In his film “America, America,” loosely based on the life of
his uncle, filmmaker Elia Kazan puts his thumb squarely on the very pulse of
immigrants, not only the Greeks in Turkish Anatolia fleeing oppression, but all
immigrants, whatever their point of origin.
To the “oppressed and huddled masses” seeking to pass
through the golden door of Lady Liberty, the America of Kazan’s uncle was less
a nation than an emotive idea.
What idea?
In introducing Malvi Lennon of Windsor to a gathering that
had come together in West Simsbury to support her candidacy as a Republicancandidate for the Connecticut State Senate in the 2nd District, former U.S. Representative
Rob Simmons, recently installed as the new Chairman of Connecticut’s Yankee
Institute, mentioned that the failed Bay of Pigs invasion of Cuba during the
administration of President John Kennedy remained fresh in his mind because one of his
supervisors at the CIA was among the first to land on the beach.
Mrs.

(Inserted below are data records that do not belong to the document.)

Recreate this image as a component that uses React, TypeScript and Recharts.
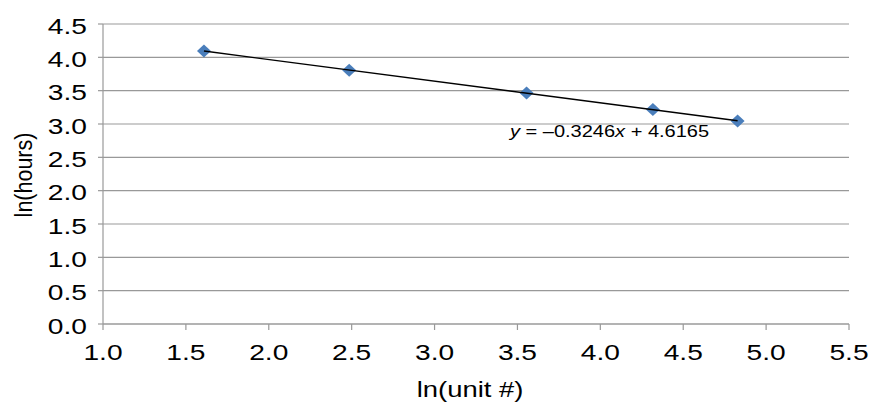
import React from "react";
import {
  ScatterChart,
  Scatter,
  XAxis,
  YAxis,
  CartesianGrid,
  ReferenceDot,
} from "recharts";

// ln(unit #) values of the observed units
const unitLn = [1.609, 2.485, 3.555, 4.317, 4.828];
// ln(hours) values of the observed units
const hoursLn = [4.094, 3.807, 3.466, 3.219, 3.045];
// trend line end points (from y = -0.3246x + 4.6165)
const trendX = [1.609, 4.828];
const trendY = [4.094, 3.049];
// tick labels
const xTicks = [1.0, 1.5, 2.0, 2.5, 3.0, 3.5, 4.0, 4.5, 5.0, 5.5];
const yTicks = [0.0, 0.5, 1.0, 1.5, 2.0, 2.5, 3.0, 3.5, 4.0, 4.5];
const equationText = { slope: "–0.3246", intercept: "4.6165" };
const equationPos = { x: 3.455, y: 2.81 };

const points = unitLn.map((x, i) => ({ x, y: hoursLn[i] }));
const trend = trendX.map((x, i) => ({ x, y: trendY[i] }));

const FONT = '"Liberation Sans", Arial, Helvetica, sans-serif';
const SX = 1.28;

const XTick = (props: any) => {
  const { x, y, payload } = props;
  return (
    <g transform={`translate(${x},${y})`}>
      <text
        transform={`scale(${SX},1)`}
        textAnchor="middle"
        dy={28}
        fontSize={22}
        fontFamily={FONT}
        fill="#000"
      >
        {Number(payload.value).toFixed(1)}
      </text>
    </g>
  );
};

const YTick = (props: any) => {
  const { x, y, payload } = props;
  return (
    <g transform={`translate(${x},${y})`}>
      <text
        transform={`scale(${SX},1)`}
        textAnchor="end"
        dy={9.8}
        fontSize={22}
        fontFamily={FONT}
        fill="#000"
      >
        {Number(payload.value).toFixed(1)}
      </text>
    </g>
  );
};

const Diamond = (props: any) => {
  const { cx, cy } = props;
  if (cx == null || cy == null) return <g />;
  return (
    <polygon
      points={`${cx},${cy - 6.5} ${cx + 7},${cy} ${cx},${cy + 6.5} ${cx - 7},${cy}`}
      fill="#4a7ebb"
    />
  );
};

const NoShape = () => <g />;

const XLabel = (props: any) => {
  const vb = props.viewBox || { x: 0, y: 0, width: 0, height: 0 };
  const cx = vb.x + vb.width / 2 - 6;
  const by = vb.y + 72.5;
  return (
    <g transform={`translate(${cx},${by})`}>
      <text
        transform={`scale(1.22,1)`}
        textAnchor="middle"
        fontSize={22.5}
        fontFamily={FONT}
        fill="#000"
      >
        ln(unit #)
      </text>
    </g>
  );
};

const YLabel = (props: any) => {
  const vb = props.viewBox || { x: 0, y: 0, width: 0, height: 0 };
  const bx = 31.5;
  const cy = vb.y + vb.height / 2 + 1;
  return (
    <g transform={`translate(${bx},${cy}) rotate(-90)`}>
      <text
        transform="scale(1,1.15)"
        textAnchor="middle"
        fontSize={21.5}
        fontFamily={FONT}
        fill="#000"
      >
        ln(hours)
      </text>
    </g>
  );
};

const Equation = (props: any) => {
  const { cx, cy } = props;
  if (cx == null || cy == null) return <g />;
  return (
    <g transform={`translate(${cx},${cy})`}>
      <text
        transform={`scale(1.25,1)`}
        textAnchor="start"
        fontSize={16}
        fontFamily={FONT}
        fill="#000"
      >
        <tspan fontStyle="italic">y</tspan>
        {` = ${equationText.slope}`}
        <tspan fontStyle="italic">x</tspan>
        {` + ${equationText.intercept}`}
      </text>
    </g>
  );
};

export default function App() {
  return (
    <div style={{ position: "absolute", left: 0, top: 0, width: 873, height: 402, background: "#fff" }}>
      <ScatterChart
        width={873}
        height={402}
        margin={{ top: 24, right: 24, left: 0, bottom: 0 }}
      >
        <CartesianGrid vertical={false} stroke="#999999" strokeWidth={1.2} />
        <XAxis
          type="number"
          dataKey="x"
          domain={[1, 5.5]}
          ticks={xTicks}
          interval={0}
          height={78}
          tickSize={6}
          tickMargin={2}
          tick={<XTick />}
          axisLine={{ stroke: "#999999", strokeWidth: 1.2 }}
          tickLine={{ stroke: "#999999", strokeWidth: 1.2 }}
          label={XLabel}
        />
        <YAxis
          type="number"
          dataKey="y"
          domain={[0, 4.5]}
          ticks={yTicks}
          interval={0}
          width={103}
          tickSize={5}
          tickMargin={11}
          tick={<YTick />}
          axisLine={{ stroke: "#999999", strokeWidth: 1.2 }}
          tickLine={{ stroke: "#999999", strokeWidth: 1.2 }}
          label={YLabel}
        />
        <Scatter
          data={points}
          shape={<Diamond />}
          isAnimationActive={false}
        />
        <Scatter
          data={trend}
          line={{ stroke: "#000", strokeWidth: 1.4 }}
          shape={<NoShape />}
          isAnimationActive={false}
        />
        <ReferenceDot
          x={equationPos.x}
          y={equationPos.y}
          r={0}
          shape={<Equation />}
          ifOverflow="visible"
        />
      </ScatterChart>
    </div>
  );
}
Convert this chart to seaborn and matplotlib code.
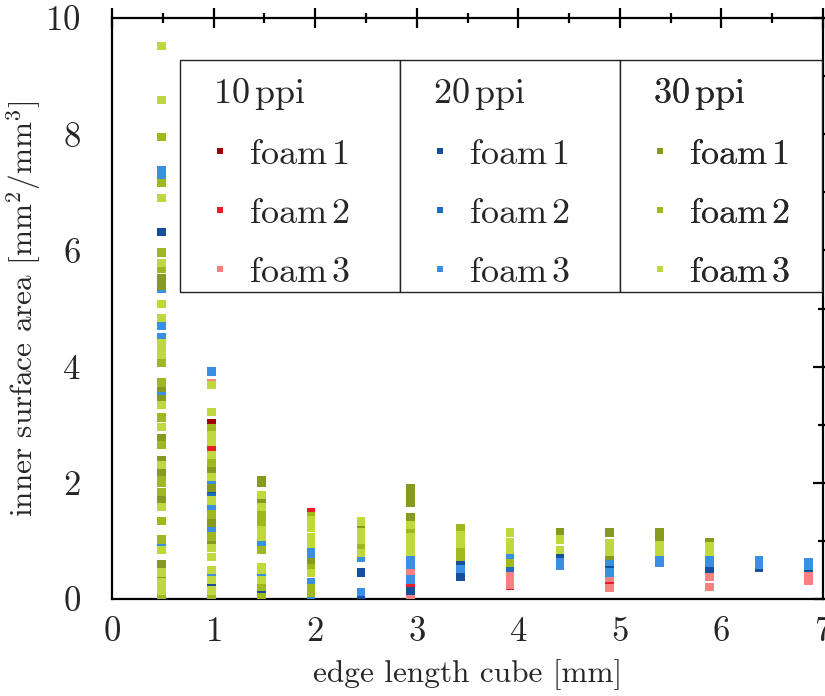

Lennon was 6 years old when her father was swept up by
Communist dictator Fidel Castro’s storm troopers following the failed invasion.
He was, of course, interrogated, and following his prolonged interrogation, her
father returned to his house so frightfully altered that the young child shrank
from him and hid behind her mother.
There in her father’s pain, agony and humiliation, even a
little terrorized child might have sensed the emotive idea of America: In
America, the state, conceived as the servant of the people, did not intrude
itself at every opportunity between the citizen and his lawful ambitions. There
it was still possible for an energetic man or woman to leave to his children
the real time legacy of his sweat and tears.
Malvi arrived in the United States in 1968. Her mother, a pharmacist
by training who accepted a job in a factory, and her father, who found work in
a beverage distributorship, left all their belongings behind in Castro’s Cuba,
settling first in East Orange, New Jersey and later moving to Tampa Florida,
where Malvi attended High School and later Hillsborough Community College.
She began her career in insurance with Aetna, moving to
Connecticut as a claims adjuster for numerous municipalities and agencies as a
part of her responsibilities with the Connecticut Inter-Local Risk Management
Agency, there acquiring intimate knowledge of the relevant local, state, and
federal regulations, working closely with individuals at all levels of the
public sector.
In 2005, a little more than three decades after her father
and mother left Cuba behind, Malvi finally accomplished her lifelong dream of
owning her own business, the Lennon Claim Services, which she now operates with
her husband Robert.
The weight of her life experience has convinced her that the
key to prosperity in Connecticut and the United States is to be found in the
increasingly rare and unique freedoms made possible by American democracy and
free enterprise. Unlike other American citizens whose fathers and mothers have
not felt on their flesh the lash of socialist deprivation, Malvi, should she be
successful in her campaign, will bring into office with her a vital background of
dreams fulfilled and a real understanding of life beyond the parameters of that
emotive idea that for decades has drawn immigrants to America.